> Task goal: Quote every line below exactly as it reads.

> Dataset section:
<<<<

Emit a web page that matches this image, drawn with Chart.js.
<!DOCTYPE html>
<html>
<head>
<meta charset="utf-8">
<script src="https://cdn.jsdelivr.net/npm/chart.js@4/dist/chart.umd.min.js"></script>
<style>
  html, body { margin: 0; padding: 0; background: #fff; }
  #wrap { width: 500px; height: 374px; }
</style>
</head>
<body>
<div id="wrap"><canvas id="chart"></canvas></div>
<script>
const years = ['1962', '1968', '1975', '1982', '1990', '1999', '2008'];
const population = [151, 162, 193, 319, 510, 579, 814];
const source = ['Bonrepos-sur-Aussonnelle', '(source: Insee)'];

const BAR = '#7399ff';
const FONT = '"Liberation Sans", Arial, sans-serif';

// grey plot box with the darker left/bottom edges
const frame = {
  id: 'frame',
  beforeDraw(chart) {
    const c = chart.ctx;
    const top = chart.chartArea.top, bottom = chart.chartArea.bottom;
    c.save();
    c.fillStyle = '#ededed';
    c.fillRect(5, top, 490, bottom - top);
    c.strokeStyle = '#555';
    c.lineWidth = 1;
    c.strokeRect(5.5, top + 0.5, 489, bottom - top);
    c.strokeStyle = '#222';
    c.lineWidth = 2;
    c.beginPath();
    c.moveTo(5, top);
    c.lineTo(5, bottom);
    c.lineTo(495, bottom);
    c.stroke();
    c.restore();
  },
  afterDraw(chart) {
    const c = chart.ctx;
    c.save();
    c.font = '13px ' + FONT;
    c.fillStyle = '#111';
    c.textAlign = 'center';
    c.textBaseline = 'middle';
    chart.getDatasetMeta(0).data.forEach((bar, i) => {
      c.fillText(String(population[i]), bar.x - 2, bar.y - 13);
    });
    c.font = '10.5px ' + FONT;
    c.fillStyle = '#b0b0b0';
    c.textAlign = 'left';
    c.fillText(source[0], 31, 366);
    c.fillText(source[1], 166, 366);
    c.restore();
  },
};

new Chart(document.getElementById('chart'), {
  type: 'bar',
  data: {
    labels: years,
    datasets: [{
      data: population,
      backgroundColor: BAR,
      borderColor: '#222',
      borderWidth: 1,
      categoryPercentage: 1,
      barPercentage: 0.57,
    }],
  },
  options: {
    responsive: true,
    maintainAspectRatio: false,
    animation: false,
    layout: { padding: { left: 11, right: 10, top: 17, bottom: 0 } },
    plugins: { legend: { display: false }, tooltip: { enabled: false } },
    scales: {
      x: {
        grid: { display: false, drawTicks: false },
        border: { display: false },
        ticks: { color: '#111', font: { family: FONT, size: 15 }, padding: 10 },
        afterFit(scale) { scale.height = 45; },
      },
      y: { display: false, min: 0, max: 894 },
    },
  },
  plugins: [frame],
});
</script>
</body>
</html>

>>>>

> Reply to the task:
Emit a web page that matches this image, drawn with Chart.js.
<!DOCTYPE html>
<html>
<head>
<meta charset="utf-8">
<script src="https://cdn.jsdelivr.net/npm/chart.js@4/dist/chart.umd.min.js"></script>
<style>
  html, body { margin: 0; padding: 0; background: #fff; }
  #wrap { width: 500px; height: 374px; }
</style>
</head>
<body>
<div id="wrap"><canvas id="chart"></canvas></div>
<script>
const years = ['1962', '1968', '1975', '1982', '1990', '1999', '2008'];
const population = [151, 162, 193, 319, 510, 579, 814];
const source = ['Bonrepos-sur-Aussonnelle', '(source: Insee)'];

const BAR = '#7399ff';
const FONT = '"Liberation Sans", Arial, sans-serif';

// grey plot box with the darker left/bottom edges
const frame = {
  id: 'frame',
  beforeDraw(chart) {
    const c = chart.ctx;
    const top = chart.chartArea.top, bottom = chart.chartArea.bottom;
    c.save();
    c.fillStyle = '#ededed';
    c.fillRect(5, top, 490, bottom - top);
    c.strokeStyle = '#555';
    c.lineWidth = 1;
    c.strokeRect(5.5, top + 0.5, 489, bottom - top);
    c.strokeStyle = '#222';
    c.lineWidth = 2;
    c.beginPath();
    c.moveTo(5, top);
    c.lineTo(5, bottom);
    c.lineTo(495, bottom);
    c.stroke();
    c.restore();
  },
  afterDraw(chart) {
    const c = chart.ctx;
    c.save();
    c.font = '13px ' + FONT;
    c.fillStyle = '#111';
    c.textAlign = 'center';
    c.textBaseline = 'middle';
    chart.getDatasetMeta(0).data.forEach((bar, i) => {
      c.fillText(String(population[i]), bar.x - 2, bar.y - 13);
    });
    c.font = '10.5px ' + FONT;
    c.fillStyle = '#b0b0b0';
    c.textAlign = 'left';
    c.fillText(source[0], 31, 366);
    c.fillText(source[1], 166, 366);
    c.restore();
  },
};

new Chart(document.getElementById('chart'), {
  type: 'bar',
  data: {
    labels: years,
    datasets: [{
      data: population,
      backgroundColor: BAR,
      borderColor: '#222',
      borderWidth: 1,
      categoryPercentage: 1,
      barPercentage: 0.57,
    }],
  },
  options: {
    responsive: true,
    maintainAspectRatio: false,
    animation: false,
    layout: { padding: { left: 11, right: 10, top: 17, bottom: 0 } },
    plugins: { legend: { display: false }, tooltip: { enabled: false } },
    scales: {
      x: {
        grid: { display: false, drawTicks: false },
        border: { display: false },
        ticks: { color: '#111', font: { family: FONT, size: 15 }, padding: 10 },
        afterFit(scale) { scale.height = 45; },
      },
      y: { display: false, min: 0, max: 894 },
    },
  },
  plugins: [frame],
});
</script>
</body>
</html>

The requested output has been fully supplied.